Les employés mal payés se remboursent par des concussions incroyables. On laisse l'armée se procurer le nécessaire par son habileté et ses extorsions. On devine avec quels sentiments de haine le contribuable paye ses impôts. On ne les retire des tribus que par la force. Deux fois l'an, une armée commandée par le bey du camp, parcourt le pays et se fait acquitter les  sommes exigées. Elles sont d'autant plus fortes que la tribu est non pas plus riche, mais plus faible. Et quand il s'agit de tribus montagnardes, comme les Kroumirs, pauvres, belliqueuses et bien défendues par la nature de leur pays, l'armée turque passe devant elles sans rien leur demander, bien heureuse quand son arrière-garde n'est pas fusillée par quelques mécontents dont les troupes auront dans leur passage, foulé le champ de lentilles ou le champ de fèves. Telle est, en effet, la situation des Kroumirs en face de la dynastie de beys turcs qui règne actuellement à Tunis depuis trois siècles. Ils n'acquittent qu'un impôt de convenance, et s'en payent en faisant des courses sur les tribus tunisiennes et algériennes.

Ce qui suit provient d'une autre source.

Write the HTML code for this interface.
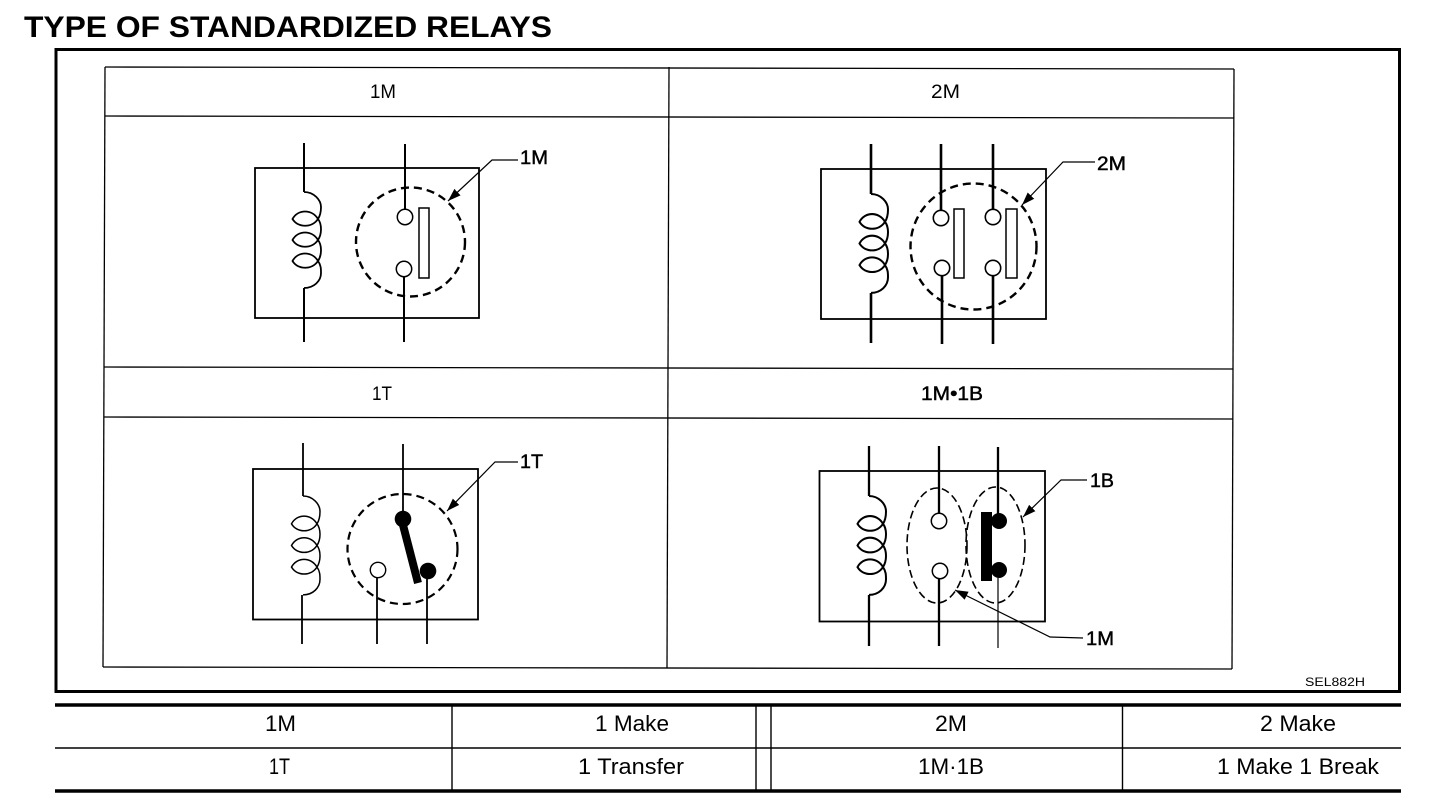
<!DOCTYPE html>
<html>
<head>
<meta charset="utf-8">
<title>Type of standardized relays</title>
<style>
html,body{margin:0;padding:0;background:#fff;width:1440px;height:804px;overflow:hidden}
svg{display:block}
text{font-family:"Liberation Sans",sans-serif;fill:#000}
.h{font-size:19px}
.l{font-size:19px;stroke:#000;stroke-width:.45px}
.t{font-size:22px}
.d{fill:none;stroke:#000}
</style>
</head>
<body>
<svg width="1440" height="804" viewBox="0 0 1440 804" xmlns="http://www.w3.org/2000/svg">
<defs>
<marker id="a" markerUnits="userSpaceOnUse" markerWidth="14" markerHeight="10" refX="13" refY="5" orient="auto">
<path d="M0,0.5 L13,5 L0,9.5 Z" fill="#000"/>
</marker>
<path id="coil" fill="none" stroke="#000" d="M0,0 C10,0 17,8 17,15 C17,20 16,24 14,27 C8,17 -6,17 -11.5,27 C-6,36 8,36 14,27 C18,32 18,42 14,48 C8,38 -6,38 -11.5,48 C-6,57 8,57 14,48 C18,53 18,63 14,69 C8,59 -6,59 -11.5,69 C-6,78 8,78 14,69 C17,73 17,77 17,81 C17,89 10,96 0,96"/>
</defs>

<rect width="1440" height="804" fill="#fff"/>

<text x="24" y="37" font-size="30" font-weight="bold" textLength="528" lengthAdjust="spacingAndGlyphs">TYPE OF STANDARDIZED RELAYS</text>

<rect x="56" y="49.5" width="1343.5" height="642" fill="none" stroke="#000" stroke-width="3"/>

<g stroke="#000" stroke-width="1.3" fill="none">
<path d="M105,67 L1234,69"/>
<path d="M104.5,116 L1234,118"/>
<path d="M104,367 L1233,369"/>
<path d="M103.5,417 L1232.5,419"/>
<path d="M103,667 L1232,669"/>
<path d="M105,67 L103,667"/>
<path d="M669,67 L667,668"/>
<path d="M1234,69 L1232,669"/>
</g>

<text class="h" x="370" y="98" textLength="26" lengthAdjust="spacingAndGlyphs">1M</text>
<text class="h" x="931" y="98" textLength="29" lengthAdjust="spacingAndGlyphs">2M</text>
<text class="h" x="372" y="400" textLength="20" lengthAdjust="spacingAndGlyphs">1T</text>
<text class="l" x="921" y="400" textLength="62" lengthAdjust="spacingAndGlyphs">1M•1B</text>

<!-- 1M -->
<g>
<rect class="d" x="255" y="168" width="224" height="150" stroke-width="1.8"/>
<path class="d" stroke-width="2" d="M304,143V192M304,288V342M405,144V209M404,277V342"/>
<use href="#coil" transform="translate(304,192)" stroke-width="1.8"/>
<circle class="d" cx="410.5" cy="242" r="54.5" stroke-width="2.4" stroke-dasharray="8 5"/>
<circle class="d" cx="405" cy="217" r="7.7" stroke-width="1.5"/>
<circle class="d" cx="404" cy="269" r="7.7" stroke-width="1.5"/>
<rect class="d" x="419" y="208" width="10" height="70" stroke-width="1.5"/>
<polyline class="d" stroke-width="1.2" points="518,160 492,160 448,201" marker-end="url(#a)"/>
<text class="l" x="520" y="164" textLength="28" lengthAdjust="spacingAndGlyphs">1M</text>
</g>

<!-- 2M -->
<g>
<rect class="d" x="821" y="169" width="225" height="150" stroke-width="1.8"/>
<path class="d" stroke-width="2.6" d="M871,144V194M871,293V343M941,144V210M942,276V344M993,144V209M993,276V344"/>
<use href="#coil" transform="translate(871,194) scale(1,1.03)" stroke-width="2"/>
<circle class="d" cx="973.5" cy="246.5" r="63" stroke-width="2.4" stroke-dasharray="8 5"/>
<circle class="d" cx="941" cy="218" r="7.7" stroke-width="1.6"/>
<circle class="d" cx="942" cy="268" r="7.7" stroke-width="1.6"/>
<circle class="d" cx="993" cy="217" r="7.7" stroke-width="1.6"/>
<circle class="d" cx="993" cy="268" r="7.7" stroke-width="1.6"/>
<rect class="d" x="954" y="209" width="10" height="69" stroke-width="1.5"/>
<rect class="d" x="1006" y="209" width="11" height="69" stroke-width="1.5"/>
<polyline class="d" stroke-width="1.2" points="1095,162 1063,162 1022,205" marker-end="url(#a)"/>
<text class="l" x="1097" y="170" textLength="29" lengthAdjust="spacingAndGlyphs">2M</text>
</g>

<!-- 1T -->
<g>
<rect class="d" x="253" y="469" width="225" height="150.5" stroke-width="1.8"/>
<path class="d" stroke-width="1.8" d="M303,443V496M302,595V644M403,444V519M377,578V644M427,571V644"/>
<use href="#coil" transform="translate(303,496) scale(1,1.03)" stroke-width="1.5"/>
<circle class="d" cx="402.5" cy="549" r="55" stroke-width="2.2" stroke-dasharray="8 5"/>
<circle cx="403" cy="519" r="8.3" fill="#000"/>
<circle cx="428" cy="571" r="8.3" fill="#000"/>
<circle class="d" cx="378" cy="570" r="7.7" stroke-width="1.4" fill="#fff"/>
<path d="M403,525 L418,583" stroke="#000" stroke-width="8" fill="none"/>
<polyline class="d" stroke-width="1.2" points="518,462 495,462 447,511" marker-end="url(#a)"/>
<text class="l" x="520" y="468" textLength="23" lengthAdjust="spacingAndGlyphs">1T</text>
</g>

<!-- 1M·1B -->
<g>
<rect class="d" x="819.5" y="471" width="225.5" height="150.5" stroke-width="1.8"/>
<path class="d" stroke-width="2.3" d="M869,446V496M869,595V646M939,446V514M939,579V646M998,447V514"/>
<path class="d" stroke-width="1.2" d="M998,578V648"/>
<use href="#coil" transform="translate(869,496) scale(1,1.03)" stroke-width="2"/>
<ellipse class="d" cx="937" cy="545.5" rx="30" ry="57.5" stroke-width="1.6" stroke-dasharray="8 4"/>
<ellipse class="d" cx="995.5" cy="545" rx="29.5" ry="58" stroke-width="1.6" stroke-dasharray="8 4"/>
<circle class="d" cx="939" cy="521" r="7.7" stroke-width="1.5"/>
<circle class="d" cx="940" cy="571" r="7.7" stroke-width="1.5"/>
<circle cx="999" cy="521" r="8" fill="#000"/>
<circle cx="999" cy="570" r="8" fill="#000"/>
<rect x="981" y="512" width="11" height="69" fill="#000"/>
<polyline class="d" stroke-width="1.2" points="1087,480 1061,480 1023,517" marker-end="url(#a)"/>
<polyline class="d" stroke-width="1.2" points="1083,638 1050,637 955,590" marker-end="url(#a)"/>
<text class="l" x="1090" y="487" textLength="24" lengthAdjust="spacingAndGlyphs">1B</text>
<text class="l" x="1086" y="645" textLength="28" lengthAdjust="spacingAndGlyphs">1M</text>
</g>

<text x="1305" y="686" font-size="12" textLength="60" lengthAdjust="spacingAndGlyphs">SEL882H</text>

<!-- bottom table -->
<g stroke="#000" fill="none">
<path stroke-width="3.4" d="M55,705H1401M55,791H1401"/>
<path stroke-width="1.6" d="M55,748H1401"/>
<path stroke-width="1.4" d="M452,705V791M756,705V791M771,705V791M1122.5,705V791"/>
</g>
<text class="t" x="265" y="731" textLength="31" lengthAdjust="spacingAndGlyphs">1M</text>
<text class="t" x="595" y="731" textLength="74" lengthAdjust="spacingAndGlyphs">1 Make</text>
<text class="t" x="935" y="731" textLength="32" lengthAdjust="spacingAndGlyphs">2M</text>
<text class="t" x="1260" y="731" textLength="76" lengthAdjust="spacingAndGlyphs">2 Make</text>
<text class="t" x="269" y="774" textLength="21" lengthAdjust="spacingAndGlyphs">1T</text>
<text class="t" x="578" y="774" textLength="106" lengthAdjust="spacingAndGlyphs">1 Transfer</text>
<text class="t" x="918" y="774" textLength="66" lengthAdjust="spacingAndGlyphs">1M·1B</text>
<text class="t" x="1217" y="774" textLength="162" lengthAdjust="spacingAndGlyphs">1 Make 1 Break</text>
</svg>
</body>
</html>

Nous avons trop longtemps toléré ces déprédations espérons que la leçon qui va être donnée à ces barbares et qui portera sans doute plus haut, humiliera pour longtemps les ennemis de la France.

 

FIN DE L'OUVRAGE

 

 

 



[1] Prononcer Hrhoumir.

[2] Utique a disparu, mais Hippon-Zarit (la ville du golfe sur le canal) a survécu et a gardé son nom sous la forme de Ben-Zert que nous écrivons en Europe Bizerte.

[3] Villes des Singes.

[4] Deux milles font 3 kilomètres.

[5] L'emplacement de Midenos est contesté ; mais ce n'est pas ici le cas de prouver que le mont Pappua n'est pas le Djebel-Edough.

[6] C'en le nom comme on l'écrit ; mais il faut prononcer comme jadis, Baga.